Incentives Define Outcomes
The Role of Incentives in System Design
Every system produces outcomes consistent with its incentives.
This is not a moral statement.
It is a mechanical one.
Participants respond to rewards, penalties, and constraints embedded in system design.
When incentives are stable, behavior is predictable.
When incentives shift, behavior changes — often abruptly.
How Incentives Shape Behavior Before Outcomes
Incentives act before prices move, before failures occur, and before narratives form.
They influence:
- risk-taking
- leverage usage
- custody delegation
- liquidity provision
- compliance behavior
Outcomes are the visible result.
Incentives are the invisible driver.
This is why surface-level analysis often misreads cause and effect.
Misaligned Incentives and Structural Fragility
Fragility emerges when incentives reward behavior that weakens the system over time.
Examples include:
- leverage without accountability
- yield without risk absorption
- growth without capital buffers
- compliance without enforcement clarity
These systems appear robust until stress arrives.

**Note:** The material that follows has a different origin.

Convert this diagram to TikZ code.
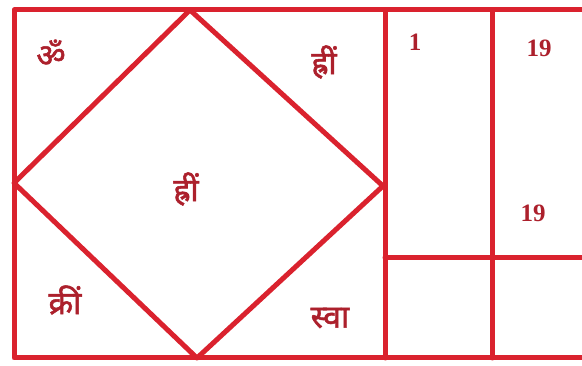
\documentclass[tikz,border=0pt]{standalone}
\usepackage{fontspec}
\setmainfont{Liberation Serif}
\newfontfamily\devfont[Script=Devanagari,FakeBold=1.6]{Noto Sans}
\usetikzlibrary{positioning,calc}
\definecolor{yantrared}{RGB}{218,34,46}
\definecolor{letterred}{RGB}{172,32,44}

\begin{document}
\begin{tikzpicture}[x=1pt,y=-1pt,
  frame/.style={yantrared,line width=5pt,line cap=round,line join=round},
  mantra/.style={text=letterred,font=\devfont\fontsize{32}{36}\selectfont},
  number/.style={text=letterred,font=\bfseries\fontsize{25}{28}\selectfont}]
  \useasboundingbox (0,0) rectangle (582,366);
  % Outer frame and columns
  \draw[frame] (600,10) -- (14,10) -- (14,358) -- (600,358);
  \draw[frame] (385,10) -- (385,358);
  \draw[frame] (492,10) -- (492,358);
  \draw[frame] (385,258) -- (600,258);
  % Diamond
  \coordinate (top) at (190,10);
  \coordinate (right) at (383,186);
  \coordinate (bottom) at (197,358);
  \coordinate (left) at (14,183);
  \draw[frame] (top) -- (right) -- (bottom) -- (left) -- cycle;
  % Syllables
  \node[mantra] (om) at (51,53) {ॐ};
  \node[mantra] (hrimtop) at (324,62) {ह्रीं};
  \node[mantra] (hrimmid) at (186,189) {ह्रीं};
  \node[mantra] (krim) at (65,300) {क्रीं};
  \node[mantra] (swa) at (330,318) {स्वा};
  % Numbers
  \node[number] (one) at (415,42) {1};
  \node[number] (ninetop) at (539,48) {19};
  \node[number] (ninemid) at (533,213) {19};
\end{tikzpicture}
\end{document}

Failure is not accidental — it is incentivized.
Why Outcomes Are a Lagging Indicator
By the time outcomes are observable, incentives have already done their work.
Prices react.
Failures surface.
Interventions follow.
But incentives determined behavior long before these signals appeared.
Understanding outcomes without understanding incentives leads to repeated surprise.
Why This Framework Persists Across Cycles
Incentives do not disappear across market cycles.
They change form.
Bull markets disguise misalignment.
Bear markets expose it.
This framework remains valid regardless of asset, narrative, or regime because behavior always follows incentive design.
This Framework holds regardless of market regime because incentives precede outcomes.